Team members furthermore, developed an extremely accurate multi body model of a pantograph simulating the non-ideal behaviour of the joints by including realistic bushings in the model. Two prototypes of pantographs with active or smart control that adapts automatically via incorporation of sensors and actuators, were produced and tested with simulations and a test rig.

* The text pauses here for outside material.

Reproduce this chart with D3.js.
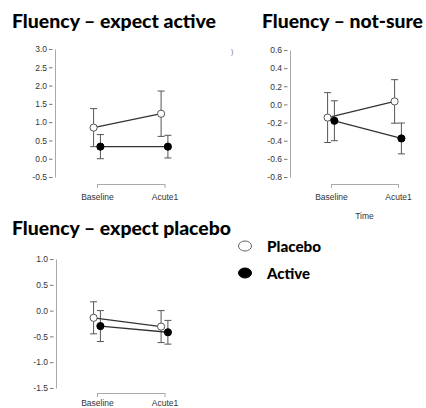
<!DOCTYPE html>
<html>
<head>
<meta charset="utf-8">
<script src="https://cdn.jsdelivr.net/npm/d3@7"></script>
<style>
	body { margin: 0; background: #fff; }
	svg { display: block; }
	.tick text { font-family: "Liberation Sans", Arial, sans-serif; font-size: 8.5px; fill: #333; }
</style>
</head>
<body>
<div id="chart"></div>
<script>
const width = 426,
	height = 408;

// data
const timepoints = ["Baseline", "Acute1"];
const groups = ["Placebo", "Active"];

// expect active
const expActivePlacebo = [0.85, 1.23];
const expActivePlaceboErr = [0.52, 0.62];
const expActiveActive = [0.33, 0.33];
const expActiveActiveErr = [0.33, 0.31];
const expActiveTicks = [3.0, 2.5, 2.0, 1.5, 1.0, 0.5, 0.0, -0.5];

// not sure
const notSurePlacebo = [-0.145, 0.033];
const notSurePlaceboErr = [0.275, 0.24];
const notSureActive = [-0.18, -0.375];
const notSureActiveErr = [0.22, 0.17];
const notSureTicks = [0.6, 0.4, 0.2, 0.0, -0.2, -0.4, -0.6, -0.8];

// expect placebo
const expPlaceboPlacebo = [-0.14, -0.31];
const expPlaceboPlaceboErr = [0.31, 0.31];
const expPlaceboActive = [-0.30, -0.42];
const expPlaceboActiveErr = [0.30, 0.23];
const expPlaceboTicks = [1.0, 0.5, 0.0, -0.5, -1.0, -1.5];

// plain hyphen for negatives, like the source
const fmt = (d) => d3.format(".1f")(d).replace("\u2212", "-");

const panels = [
	{
		title: "Fluency \u2013 expect active",
		titleX: 12, titleY: 28, titleLen: 204,
		axisX: 55, top: 49, bottom: 177, bracketY: 184,
		cats: [97, 164.5],
		ticks: expActiveTicks,
		series: [
			{ mean: expActivePlacebo, err: expActivePlaceboErr, group: "Placebo" },
			{ mean: expActiveActive, err: expActiveActiveErr, group: "Active" },
		],
	},
	{
		title: "Fluency \u2013 not-sure",
		titleX: 262, titleY: 28, titleLen: 161,
		axisX: 290, top: 50, bottom: 177, bracketY: 184,
		cats: [331, 398],
		ticks: notSureTicks,
		series: [
			{ mean: notSurePlacebo, err: notSurePlaceboErr, group: "Placebo" },
			{ mean: notSureActive, err: notSureActiveErr, group: "Active" },
		],
		xTitle: "Time",
	},
	{
		title: "Fluency \u2013 expect placebo",
		titleX: 12, titleY: 235, titleLen: 219,
		axisX: 56, top: 259, bottom: 388, bracketY: 393,
		cats: [97, 164.5],
		ticks: expPlaceboTicks,
		labelPad: 3,
		series: [
			{ mean: expPlaceboPlacebo, err: expPlaceboPlaceboErr, group: "Placebo" },
			{ mean: expPlaceboActive, err: expPlaceboActiveErr, group: "Active" },
		],
	},
];

const dodge = { Placebo: -3.4, Active: 3.4 };

const svg = d3
	.select("#chart")
	.append("svg")
	.attr("width", width)
	.attr("height", height);

const drawPanel = (p) => {
	const g = svg.append("g");

	const y = d3
		.scaleLinear()
		.domain([d3.min(p.ticks), d3.max(p.ticks)])
		.range([p.bottom, p.top]);

	const x = d3.scalePoint().domain(timepoints).range(p.cats);

	// title
	g.append("text")
		.attr("x", p.titleX)
		.attr("y", p.titleY)
		.attr("textLength", p.titleLen)
		.attr("lengthAdjust", "spacingAndGlyphs")
		.style("font-family", "Lato, 'Open Sans', sans-serif")
		.style("font-weight", "900")
		.style("font-size", "18px")
		.attr("fill", "#000")
		.text(p.title);

	// y axis
	const yAxis = g
		.append("g")
		.attr("transform", `translate(${p.axisX},0)`)
		.call(
			d3.axisLeft(y).tickValues(p.ticks).tickFormat(fmt).tickSize(0).tickPadding(8)
		);
	yAxis.select(".domain").attr("stroke", "#aaa");
	yAxis
		.selectAll(".tick")
		.append("line")
		.attr("x1", -6)
		.attr("x2", -2.5)
		.attr("stroke", "#777");

	// x bracket
	const xAxis = g
		.append("g")
		.attr("transform", `translate(0,${p.bracketY})`)
		.call(
			d3.axisBottom(x).tickSizeInner(4).tickSizeOuter(0).tickPadding(p.labelPad || 6)
		);
	xAxis.select(".domain").attr("stroke", "#aaa");
	xAxis.selectAll(".tick line").attr("stroke", "#aaa");

	if (p.xTitle) {
		g.append("text")
			.attr("x", (p.cats[0] + p.cats[1]) / 2)
			.attr("y", p.bracketY + 35)
			.attr("text-anchor", "middle")
			.style("font-family", "'Liberation Sans', Arial, sans-serif")
			.style("font-size", "8.5px")
			.attr("fill", "#333")
			.text(p.xTitle);
	}

	p.series.forEach((s) => {
		const pts = timepoints.map((t, i) => ({
			x: x(t) + dodge[s.group],
			mean: s.mean[i],
			err: s.err[i],
		}));

		// error bars
		const eb = g.append("g").attr("stroke", "#555").attr("stroke-width", 1);
		eb.selectAll("line.v")
			.data(pts)
			.join("line")
			.attr("class", "v")
			.attr("x1", (d) => d.x)
			.attr("x2", (d) => d.x)
			.attr("y1", (d) => y(d.mean - d.err))
			.attr("y2", (d) => y(d.mean + d.err));
		eb.selectAll("line.lo")
			.data(pts)
			.join("line")
			.attr("class", "lo")
			.attr("x1", (d) => d.x - 3.5)
			.attr("x2", (d) => d.x + 3.5)
			.attr("y1", (d) => y(d.mean - d.err))
			.attr("y2", (d) => y(d.mean - d.err));
		eb.selectAll("line.hi")
			.data(pts)
			.join("line")
			.attr("class", "hi")
			.attr("x1", (d) => d.x - 3.5)
			.attr("x2", (d) => d.x + 3.5)
			.attr("y1", (d) => y(d.mean + d.err))
			.attr("y2", (d) => y(d.mean + d.err));

		// mean line
		g.append("path")
			.datum(pts)
			.attr("fill", "none")
			.attr("stroke", "#333")
			.attr("stroke-width", 1.3)
			.attr(
				"d",
				d3.line().x((d) => d.x).y((d) => y(d.mean))
			);
		s.pts = pts;
	});

	// points on top
	p.series.forEach((s) => {
		g.append("g")
			.selectAll("circle")
			.data(s.pts)
			.join("circle")
			.attr("cx", (d) => d.x)
			.attr("cy", (d) => y(d.mean))
			.attr("r", 3.6)
			.attr("fill", s.group === "Placebo" ? "#fff" : "#000")
			.attr("stroke", s.group === "Placebo" ? "#555" : "#000")
			.attr("stroke-width", 1);
	});
};

panels.forEach(drawPanel);

// stray mark in the source picture
svg.append("text")
	.attr("x", 231)
	.attr("y", 54)
	.style("font-family", "'Liberation Sans', Arial, sans-serif")
	.style("font-size", "7px")
	.attr("fill", "#777")
	.text(")");

// legend
const legend = svg
	.append("g")
	.selectAll("g")
	.data(groups)
	.join("g")
	.attr("transform", (d, i) => `translate(245,${246 + i * 27})`);

legend
	.append("ellipse")
	.attr("rx", 6.5)
	.attr("ry", 5)
	.attr("fill", (d) => (d === "Placebo" ? "#fff" : "#000"))
	.attr("stroke", (d) => (d === "Placebo" ? "#666" : "#000"))
	.attr("stroke-width", 1);

legend
	.append("text")
	.attr("x", 22)
	.attr("y", 6)
	.attr("textLength", (d) => (d === "Placebo" ? 54 : 43))
	.attr("lengthAdjust", "spacingAndGlyphs")
	.style("font-family", "Lato, 'Open Sans', sans-serif")
	.style("font-weight", "900")
	.style("font-size", "15px")
	.text((d) => d);
</script>
</body>
</html>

Assisted by its partners, PANTOTRAIN then optimised the models for use in field conformity assessments. Researchers proposed a homologation map providing mean and standard deviation of contact force and uplift, as well as a measure of the safety margin achieved by the conformity assessment.
Innovation aspects
The main innovative aspect of the project is the proposition of transfering the pantograph/catenary certification from current line testing towards laboratory testing and simulation. This will improve pantograph interoperability, increase train performances on the existing infrastructure and achieve considerable costs and time savings for the homologation of new pantographs.
Technical Implications
- Enhancement of the interoperability on existing infrastructure and development of new interoperable rail equipment;
- Reduction of the migration time for the implementation of new interoperable solutions;
- Development and implementation of TSI;
- Impact on the operational and technical integration of the different national railway systems in the EU and accession countries.
Policy implications
- Impact on competitiveness;
- Saving costs improves the overall competitiveness of the European Rail sector, encourages modal shift and protects the environment;
- Strategic impact of virtual certification on the rolling stock manufacturing industry;
- Strategic impact of virtual certification on railway undertakings;
- Addressing community societal needs;
- Health and quality of life: Higher safety and availability at lower costs for the users;
- Environmental issues.
Other results
The project will lead to updating the Current Technical Specifications for Interoperability (TSI) within five years. PANTOTRAIN expects to contribute knowledge vital to appropriate changes in TSI and European standards, leading to decreased certification costs, enhanced interoperability and safer train travel.
Strategy targets
Innovating for the future: Promoting more sustainable development.